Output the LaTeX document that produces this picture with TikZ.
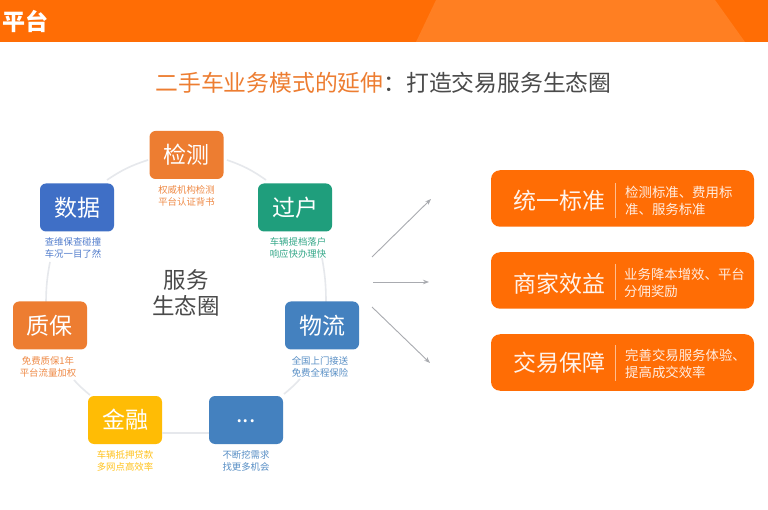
\documentclass[tikz,border=0pt]{standalone}
\usepackage{fontspec}
\setmainfont{Noto Sans CJK SC}
\usetikzlibrary{arrows.meta}
\definecolor{hdr}{HTML}{FF6D05}
\definecolor{hdrl}{HTML}{FF7F22}
\definecolor{cor}{HTML}{ED7D31}
\definecolor{cbl}{HTML}{3F6FC6}
\definecolor{cgr}{HTML}{1F9E7C}
\definecolor{csb}{HTML}{4481BF}
\definecolor{cye}{HTML}{FFBC05}
\definecolor{ring}{HTML}{E6E8EC}
\definecolor{ttl}{HTML}{4A4A4A}
\definecolor{arw}{HTML}{A9ABB0}
\tikzset{
  svc/.style={fill=#1,rounded corners=6pt,minimum width=74pt,minimum height=48pt,inner sep=0pt,text=white,font=\fontsize{23}{25}\selectfont},
  cap/.style={text=#1!90!white,font=\fontsize{9.4}{12}\selectfont,align=center,inner sep=0pt},
  ringl/.style={draw=ring,line width=1.6pt},
  arrowl/.style={draw=arw,line width=0.9pt,-{Stealth[length=6pt,width=4.5pt]}},
  bigbox/.style={fill=hdr,rounded corners=9pt,minimum width=263pt,minimum height=56.5pt,inner sep=0pt},
  bigt/.style={text=white!92!hdr,font=\fontsize{23}{25}\selectfont,inner sep=0pt},
  bigc/.style={text=white!88!hdr,font=\fontsize{13.4}{17}\selectfont,align=left,inner sep=0pt,anchor=west},
  divl/.style={draw=white!55!hdr,line width=0.7pt}
}
\begin{document}
\begin{tikzpicture}[x=1pt,y=-1pt]
\useasboundingbox (0,0) rectangle (768,510);
\fill[white] (0,0) rectangle (768,510);
% header
\fill[hdr] (0,0) rectangle (768,42);
\fill[hdrl] (436,0) -- (715,0) -- (745,42) -- (416,42) -- cycle;
\node[text=white,font=\bfseries\fontsize{23}{25}\selectfont,inner sep=0pt] (head) at (25,21) {平台};
\node[font=\fontsize{22.8}{25}\selectfont,inner sep=0pt] (title) at (383.5,83) {\textcolor{cor}{二手车业务模式的延伸}\textcolor{ttl}{：打造交易服务生态圈}};
% ring connector ends
\coordinate (r1a) at (148,160); \coordinate (r1b) at (107,180);
\coordinate (r2a) at (227,160); \coordinate (r2b) at (266,180);
\coordinate (r3a) at (50,262);  \coordinate (r3b) at (46,302);
\coordinate (r4a) at (322,258); \coordinate (r4b) at (326,302);
\coordinate (r5a) at (74,380);  \coordinate (r5b) at (90,395);
\coordinate (r6a) at (300,379); \coordinate (r6b) at (284,394);
\draw[ringl] (r1a) to[bend right=8] (r1b);
\draw[ringl] (r2a) to[bend left=8] (r2b);
\draw[ringl] (r3a) to[bend right=5] (r3b);
\draw[ringl] (r4a) to[bend left=5] (r4b);
\draw[ringl] (r5a) to[bend right=4] (r5b);
\draw[ringl] (r6a) to[bend left=4] (r6b);
% service nodes
\node[svc=cor] (jc) at (186.5,155) {检测};
\node[svc=cbl] (sj) at (77,207.5) {数据};
\node[svc=cgr] (gh) at (295,207.5) {过户};
\node[svc=cor] (zb) at (50,325.5) {质保};
\node[svc=csb] (wl) at (322,325.5) {物流};
\node[svc=cye] (jr) at (125,420) {金融};
\node[svc=csb] (et) at (246,420) {\raisebox{-6pt}{...}};
\draw[ringl] ([yshift=-13pt]jr.east) -- ([yshift=-13pt]et.west);
% captions
\node[cap=cor] (jcc) at (186.5,196) {权威机构检测\\平台认证背书};
\node[cap=cbl] (sjc) at (73,248) {查维保查碰撞\\车况一目了然};
\node[cap=cgr] (ghc) at (298,248) {车辆提档落户\\响应快办理快};
\node[cap=cor] (zbc) at (48,367) {免费质保1年\\平台流量加权};
\node[cap=csb] (wlc) at (320,367) {全国上门接送\\免费全程保险};
\node[cap=cye] (jrc) at (125,460.5) {车辆抵押贷款\\多网点高效率};
\node[cap=csb] (etc) at (246,460.5) {不断挖需求\\找更多机会};
% centre label
\node[text=ttl,font=\fontsize{22.5}{26}\selectfont,align=center,inner sep=0pt] (ctr) at (186,293) {服务\\生态圈};
% right boxes
\node[bigbox] (b1) at (622.5,198.5) {};
\node[bigbox] (b2) at (622.5,280.5) {};
\node[bigbox] (b3) at (622.5,362.5) {};
\node[bigt] (t1) at (559,201) {统一标准};
\node[bigt] (t2) at (559,284) {商家效益};
\node[bigt] (t3) at (559,363) {交易保障};
\coordinate (d1a) at (615,183); \coordinate (d1b) at (615,218);
\coordinate (d2a) at (615,264); \coordinate (d2b) at (615,300);
\coordinate (d3a) at (615,345); \coordinate (d3b) at (615,381);
\draw[divl] (d1a) -- (d1b);
\draw[divl] (d2a) -- (d2b);
\draw[divl] (d3a) -- (d3b);
\node[bigc] (c1) at (625,201) {检测标准、费用标\\准、服务标准};
\node[bigc] (c2) at (624,283) {业务降本增效、平台\\分佣奖励};
\node[bigc] (c3) at (625,364) {完善交易服务体验、\\提高成交效率};
% arrows
\coordinate (a1s) at (372,257); \coordinate (a1e) at (431,199);
\coordinate (a2s) at (373,282); \coordinate (a2e) at (429,282);
\coordinate (a3s) at (372,307); \coordinate (a3e) at (430,363);
\draw[arrowl] (a1s) -- (a1e);
\draw[arrowl] (a2s) -- (a2e);
\draw[arrowl] (a3s) -- (a3e);
\end{tikzpicture}
\end{document}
+--
## Written instruction
Omit every picture, then repeat the remaining data exactly as it appears above.

## Expected answer
Output the LaTeX document that produces this picture with TikZ.
\documentclass[tikz,border=0pt]{standalone}
\usepackage{fontspec}
\setmainfont{Noto Sans CJK SC}
\usetikzlibrary{arrows.meta}
\definecolor{hdr}{HTML}{FF6D05}
\definecolor{hdrl}{HTML}{FF7F22}
\definecolor{cor}{HTML}{ED7D31}
\definecolor{cbl}{HTML}{3F6FC6}
\definecolor{cgr}{HTML}{1F9E7C}
\definecolor{csb}{HTML}{4481BF}
\definecolor{cye}{HTML}{FFBC05}
\definecolor{ring}{HTML}{E6E8EC}
\definecolor{ttl}{HTML}{4A4A4A}
\definecolor{arw}{HTML}{A9ABB0}
\tikzset{
  svc/.style={fill=#1,rounded corners=6pt,minimum width=74pt,minimum height=48pt,inner sep=0pt,text=white,font=\fontsize{23}{25}\selectfont},
  cap/.style={text=#1!90!white,font=\fontsize{9.4}{12}\selectfont,align=center,inner sep=0pt},
  ringl/.style={draw=ring,line width=1.6pt},
  arrowl/.style={draw=arw,line width=0.9pt,-{Stealth[length=6pt,width=4.5pt]}},
  bigbox/.style={fill=hdr,rounded corners=9pt,minimum width=263pt,minimum height=56.5pt,inner sep=0pt},
  bigt/.style={text=white!92!hdr,font=\fontsize{23}{25}\selectfont,inner sep=0pt},
  bigc/.style={text=white!88!hdr,font=\fontsize{13.4}{17}\selectfont,align=left,inner sep=0pt,anchor=west},
  divl/.style={draw=white!55!hdr,line width=0.7pt}
}
\begin{document}
\begin{tikzpicture}[x=1pt,y=-1pt]
\useasboundingbox (0,0) rectangle (768,510);
\fill[white] (0,0) rectangle (768,510);
% header
\fill[hdr] (0,0) rectangle (768,42);
\fill[hdrl] (436,0) -- (715,0) -- (745,42) -- (416,42) -- cycle;
\node[text=white,font=\bfseries\fontsize{23}{25}\selectfont,inner sep=0pt] (head) at (25,21) {平台};
\node[font=\fontsize{22.8}{25}\selectfont,inner sep=0pt] (title) at (383.5,83) {\textcolor{cor}{二手车业务模式的延伸}\textcolor{ttl}{：打造交易服务生态圈}};
% ring connector ends
\coordinate (r1a) at (148,160); \coordinate (r1b) at (107,180);
\coordinate (r2a) at (227,160); \coordinate (r2b) at (266,180);
\coordinate (r3a) at (50,262);  \coordinate (r3b) at (46,302);
\coordinate (r4a) at (322,258); \coordinate (r4b) at (326,302);
\coordinate (r5a) at (74,380);  \coordinate (r5b) at (90,395);
\coordinate (r6a) at (300,379); \coordinate (r6b) at (284,394);
\draw[ringl] (r1a) to[bend right=8] (r1b);
\draw[ringl] (r2a) to[bend left=8] (r2b);
\draw[ringl] (r3a) to[bend right=5] (r3b);
\draw[ringl] (r4a) to[bend left=5] (r4b);
\draw[ringl] (r5a) to[bend right=4] (r5b);
\draw[ringl] (r6a) to[bend left=4] (r6b);
% service nodes
\node[svc=cor] (jc) at (186.5,155) {检测};
\node[svc=cbl] (sj) at (77,207.5) {数据};
\node[svc=cgr] (gh) at (295,207.5) {过户};
\node[svc=cor] (zb) at (50,325.5) {质保};
\node[svc=csb] (wl) at (322,325.5) {物流};
\node[svc=cye] (jr) at (125,420) {金融};
\node[svc=csb] (et) at (246,420) {\raisebox{-6pt}{...}};
\draw[ringl] ([yshift=-13pt]jr.east) -- ([yshift=-13pt]et.west);
% captions
\node[cap=cor] (jcc) at (186.5,196) {权威机构检测\\平台认证背书};
\node[cap=cbl] (sjc) at (73,248) {查维保查碰撞\\车况一目了然};
\node[cap=cgr] (ghc) at (298,248) {车辆提档落户\\响应快办理快};
\node[cap=cor] (zbc) at (48,367) {免费质保1年\\平台流量加权};
\node[cap=csb] (wlc) at (320,367) {全国上门接送\\免费全程保险};
\node[cap=cye] (jrc) at (125,460.5) {车辆抵押贷款\\多网点高效率};
\node[cap=csb] (etc) at (246,460.5) {不断挖需求\\找更多机会};
% centre label
\node[text=ttl,font=\fontsize{22.5}{26}\selectfont,align=center,inner sep=0pt] (ctr) at (186,293) {服务\\生态圈};
% right boxes
\node[bigbox] (b1) at (622.5,198.5) {};
\node[bigbox] (b2) at (622.5,280.5) {};
\node[bigbox] (b3) at (622.5,362.5) {};
\node[bigt] (t1) at (559,201) {统一标准};
\node[bigt] (t2) at (559,284) {商家效益};
\node[bigt] (t3) at (559,363) {交易保障};
\coordinate (d1a) at (615,183); \coordinate (d1b) at (615,218);
\coordinate (d2a) at (615,264); \coordinate (d2b) at (615,300);
\coordinate (d3a) at (615,345); \coordinate (d3b) at (615,381);
\draw[divl] (d1a) -- (d1b);
\draw[divl] (d2a) -- (d2b);
\draw[divl] (d3a) -- (d3b);
\node[bigc] (c1) at (625,201) {检测标准、费用标\\准、服务标准};
\node[bigc] (c2) at (624,283) {业务降本增效、平台\\分佣奖励};
\node[bigc] (c3) at (625,364) {完善交易服务体验、\\提高成交效率};
% arrows
\coordinate (a1s) at (372,257); \coordinate (a1e) at (431,199);
\coordinate (a2s) at (373,282); \coordinate (a2e) at (429,282);
\coordinate (a3s) at (372,307); \coordinate (a3e) at (430,363);
\draw[arrowl] (a1s) -- (a1e);
\draw[arrowl] (a2s) -- (a2e);
\draw[arrowl] (a3s) -- (a3e);
\end{tikzpicture}
\end{document}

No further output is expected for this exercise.